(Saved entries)
+ + +

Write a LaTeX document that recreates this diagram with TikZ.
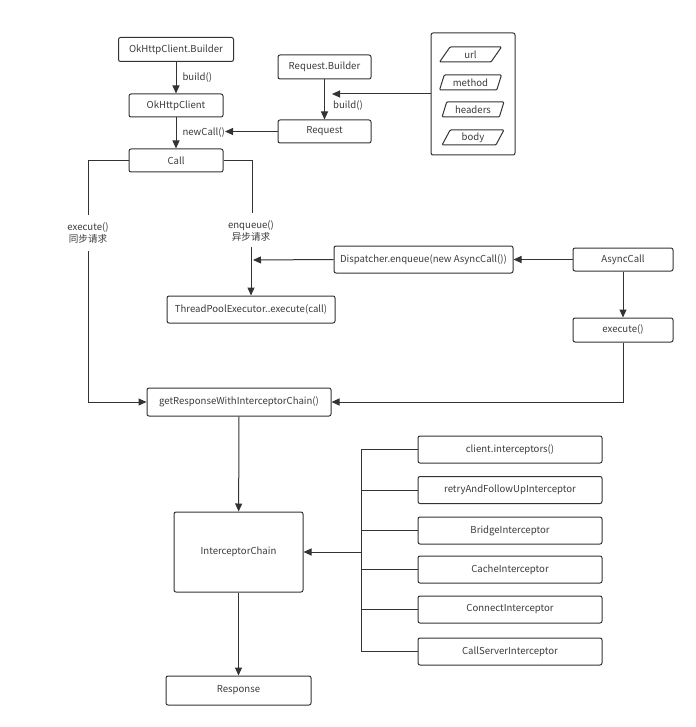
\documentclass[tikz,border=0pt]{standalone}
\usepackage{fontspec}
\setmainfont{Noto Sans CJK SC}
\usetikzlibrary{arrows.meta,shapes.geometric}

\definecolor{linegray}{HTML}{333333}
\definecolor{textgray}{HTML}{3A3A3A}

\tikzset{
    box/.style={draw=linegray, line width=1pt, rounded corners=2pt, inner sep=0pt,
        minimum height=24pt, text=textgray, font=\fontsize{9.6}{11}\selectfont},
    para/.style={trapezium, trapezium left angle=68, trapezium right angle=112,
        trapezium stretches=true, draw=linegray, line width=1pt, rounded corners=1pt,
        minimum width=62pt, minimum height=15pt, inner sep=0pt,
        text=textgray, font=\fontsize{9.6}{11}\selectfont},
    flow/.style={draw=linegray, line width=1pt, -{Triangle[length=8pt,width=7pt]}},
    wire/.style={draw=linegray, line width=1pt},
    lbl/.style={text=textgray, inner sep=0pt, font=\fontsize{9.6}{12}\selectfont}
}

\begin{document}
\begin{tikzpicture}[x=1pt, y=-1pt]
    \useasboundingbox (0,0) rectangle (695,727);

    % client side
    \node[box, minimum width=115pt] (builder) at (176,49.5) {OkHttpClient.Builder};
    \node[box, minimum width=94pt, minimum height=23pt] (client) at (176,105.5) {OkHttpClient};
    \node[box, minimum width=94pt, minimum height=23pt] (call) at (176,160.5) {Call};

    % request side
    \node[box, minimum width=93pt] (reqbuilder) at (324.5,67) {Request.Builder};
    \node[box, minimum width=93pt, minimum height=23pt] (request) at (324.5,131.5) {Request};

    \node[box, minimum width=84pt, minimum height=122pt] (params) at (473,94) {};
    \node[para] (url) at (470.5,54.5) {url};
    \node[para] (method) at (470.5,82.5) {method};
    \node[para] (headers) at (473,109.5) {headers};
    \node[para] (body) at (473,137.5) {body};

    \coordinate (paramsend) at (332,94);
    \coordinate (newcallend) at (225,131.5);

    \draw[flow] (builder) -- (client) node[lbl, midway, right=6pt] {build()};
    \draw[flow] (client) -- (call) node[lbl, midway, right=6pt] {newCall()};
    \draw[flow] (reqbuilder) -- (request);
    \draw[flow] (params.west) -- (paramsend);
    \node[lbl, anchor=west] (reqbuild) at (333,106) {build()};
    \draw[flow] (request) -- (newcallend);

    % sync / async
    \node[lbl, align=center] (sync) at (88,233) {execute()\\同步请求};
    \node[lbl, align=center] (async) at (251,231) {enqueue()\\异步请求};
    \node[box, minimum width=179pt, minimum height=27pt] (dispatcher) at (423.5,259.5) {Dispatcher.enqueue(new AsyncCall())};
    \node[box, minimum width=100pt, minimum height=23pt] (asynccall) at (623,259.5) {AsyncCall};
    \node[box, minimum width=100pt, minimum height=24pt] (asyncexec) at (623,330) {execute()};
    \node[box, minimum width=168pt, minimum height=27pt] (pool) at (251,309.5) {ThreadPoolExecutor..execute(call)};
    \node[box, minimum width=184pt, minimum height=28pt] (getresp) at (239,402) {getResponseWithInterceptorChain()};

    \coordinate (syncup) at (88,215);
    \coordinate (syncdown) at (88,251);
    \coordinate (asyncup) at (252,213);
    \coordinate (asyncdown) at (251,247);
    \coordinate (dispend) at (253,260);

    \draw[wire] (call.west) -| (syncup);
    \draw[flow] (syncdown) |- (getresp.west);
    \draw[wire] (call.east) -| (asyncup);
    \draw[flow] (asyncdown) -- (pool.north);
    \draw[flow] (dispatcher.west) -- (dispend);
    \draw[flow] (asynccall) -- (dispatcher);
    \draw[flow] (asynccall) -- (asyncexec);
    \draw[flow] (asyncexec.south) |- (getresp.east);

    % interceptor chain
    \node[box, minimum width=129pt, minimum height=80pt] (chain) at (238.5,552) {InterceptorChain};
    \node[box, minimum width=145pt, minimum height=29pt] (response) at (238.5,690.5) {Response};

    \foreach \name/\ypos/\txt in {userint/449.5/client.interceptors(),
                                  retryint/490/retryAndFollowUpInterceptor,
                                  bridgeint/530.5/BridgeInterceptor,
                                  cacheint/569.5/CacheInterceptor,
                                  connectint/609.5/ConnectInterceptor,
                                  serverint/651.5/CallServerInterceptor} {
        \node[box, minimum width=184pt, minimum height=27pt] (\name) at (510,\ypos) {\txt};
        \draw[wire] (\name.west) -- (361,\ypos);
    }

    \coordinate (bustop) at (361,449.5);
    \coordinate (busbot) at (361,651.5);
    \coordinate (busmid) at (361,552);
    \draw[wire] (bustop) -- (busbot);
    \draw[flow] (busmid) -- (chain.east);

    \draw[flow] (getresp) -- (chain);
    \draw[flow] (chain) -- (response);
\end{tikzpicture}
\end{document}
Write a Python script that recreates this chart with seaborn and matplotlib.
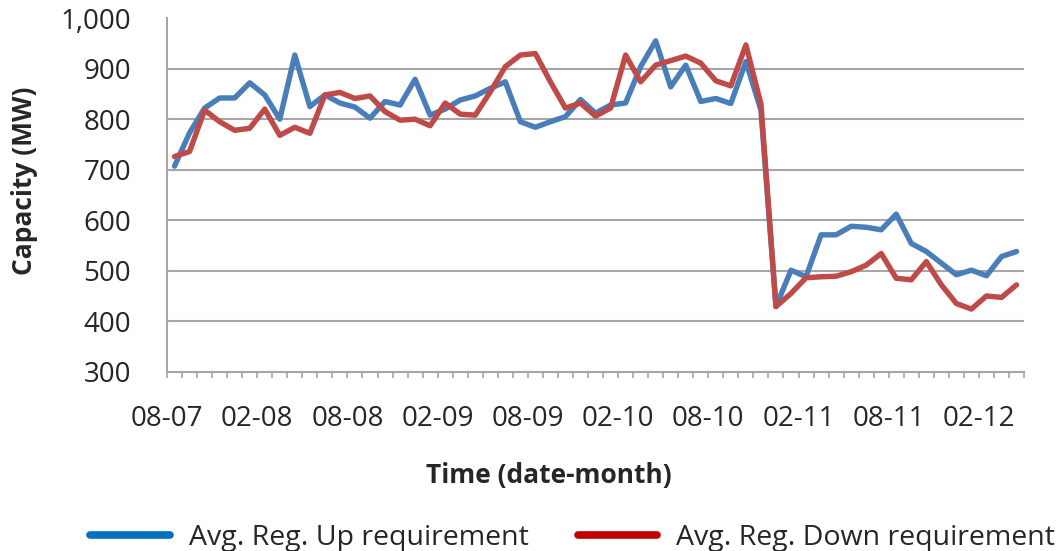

+ + +

Each line of the data is to be duplicated exactly; pictures stay out of the copy.

- _Problem solution_
Write a LaTeX document that recreates this diagram with TikZ.
\documentclass[tikz,border=0pt]{standalone}
\usepackage{fontspec}
\setmainfont{Noto Sans CJK SC}
\usetikzlibrary{arrows.meta,shapes.geometric}

\definecolor{linegray}{HTML}{333333}
\definecolor{textgray}{HTML}{3A3A3A}

\tikzset{
    box/.style={draw=linegray, line width=1pt, rounded corners=2pt, inner sep=0pt,
        minimum height=24pt, text=textgray, font=\fontsize{9.6}{11}\selectfont},
    para/.style={trapezium, trapezium left angle=68, trapezium right angle=112,
        trapezium stretches=true, draw=linegray, line width=1pt, rounded corners=1pt,
        minimum width=62pt, minimum height=15pt, inner sep=0pt,
        text=textgray, font=\fontsize{9.6}{11}\selectfont},
    flow/.style={draw=linegray, line width=1pt, -{Triangle[length=8pt,width=7pt]}},
    wire/.style={draw=linegray, line width=1pt},
    lbl/.style={text=textgray, inner sep=0pt, font=\fontsize{9.6}{12}\selectfont}
}

\begin{document}
\begin{tikzpicture}[x=1pt, y=-1pt]
    \useasboundingbox (0,0) rectangle (695,727);

    % client side
    \node[box, minimum width=115pt] (builder) at (176,49.5) {OkHttpClient.Builder};
    \node[box, minimum width=94pt, minimum height=23pt] (client) at (176,105.5) {OkHttpClient};
    \node[box, minimum width=94pt, minimum height=23pt] (call) at (176,160.5) {Call};

    % request side
    \node[box, minimum width=93pt] (reqbuilder) at (324.5,67) {Request.Builder};
    \node[box, minimum width=93pt, minimum height=23pt] (request) at (324.5,131.5) {Request};

    \node[box, minimum width=84pt, minimum height=122pt] (params) at (473,94) {};
    \node[para] (url) at (470.5,54.5) {url};
    \node[para] (method) at (470.5,82.5) {method};
    \node[para] (headers) at (473,109.5) {headers};
    \node[para] (body) at (473,137.5) {body};

    \coordinate (paramsend) at (332,94);
    \coordinate (newcallend) at (225,131.5);

    \draw[flow] (builder) -- (client) node[lbl, midway, right=6pt] {build()};
    \draw[flow] (client) -- (call) node[lbl, midway, right=6pt] {newCall()};
    \draw[flow] (reqbuilder) -- (request);
    \draw[flow] (params.west) -- (paramsend);
    \node[lbl, anchor=west] (reqbuild) at (333,106) {build()};
    \draw[flow] (request) -- (newcallend);

    % sync / async
    \node[lbl, align=center] (sync) at (88,233) {execute()\\同步请求};
    \node[lbl, align=center] (async) at (251,231) {enqueue()\\异步请求};
    \node[box, minimum width=179pt, minimum height=27pt] (dispatcher) at (423.5,259.5) {Dispatcher.enqueue(new AsyncCall())};
    \node[box, minimum width=100pt, minimum height=23pt] (asynccall) at (623,259.5) {AsyncCall};
    \node[box, minimum width=100pt, minimum height=24pt] (asyncexec) at (623,330) {execute()};
    \node[box, minimum width=168pt, minimum height=27pt] (pool) at (251,309.5) {ThreadPoolExecutor..execute(call)};
    \node[box, minimum width=184pt, minimum height=28pt] (getresp) at (239,402) {getResponseWithInterceptorChain()};

    \coordinate (syncup) at (88,215);
    \coordinate (syncdown) at (88,251);
    \coordinate (asyncup) at (252,213);
    \coordinate (asyncdown) at (251,247);
    \coordinate (dispend) at (253,260);

    \draw[wire] (call.west) -| (syncup);
    \draw[flow] (syncdown) |- (getresp.west);
    \draw[wire] (call.east) -| (asyncup);
    \draw[flow] (asyncdown) -- (pool.north);
    \draw[flow] (dispatcher.west) -- (dispend);
    \draw[flow] (asynccall) -- (dispatcher);
    \draw[flow] (asynccall) -- (asyncexec);
    \draw[flow] (asyncexec.south) |- (getresp.east);

    % interceptor chain
    \node[box, minimum width=129pt, minimum height=80pt] (chain) at (238.5,552) {InterceptorChain};
    \node[box, minimum width=145pt, minimum height=29pt] (response) at (238.5,690.5) {Response};

    \foreach \name/\ypos/\txt in {userint/449.5/client.interceptors(),
                                  retryint/490/retryAndFollowUpInterceptor,
                                  bridgeint/530.5/BridgeInterceptor,
                                  cacheint/569.5/CacheInterceptor,
                                  connectint/609.5/ConnectInterceptor,
                                  serverint/651.5/CallServerInterceptor} {
        \node[box, minimum width=184pt, minimum height=27pt] (\name) at (510,\ypos) {\txt};
        \draw[wire] (\name.west) -- (361,\ypos);
    }

    \coordinate (bustop) at (361,449.5);
    \coordinate (busbot) at (361,651.5);
    \coordinate (busmid) at (361,552);
    \draw[wire] (bustop) -- (busbot);
    \draw[flow] (busmid) -- (chain.east);

    \draw[flow] (getresp) -- (chain);
    \draw[flow] (chain) -- (response);
\end{tikzpicture}
\end{document}
Write a Python script that recreates this chart with seaborn and matplotlib.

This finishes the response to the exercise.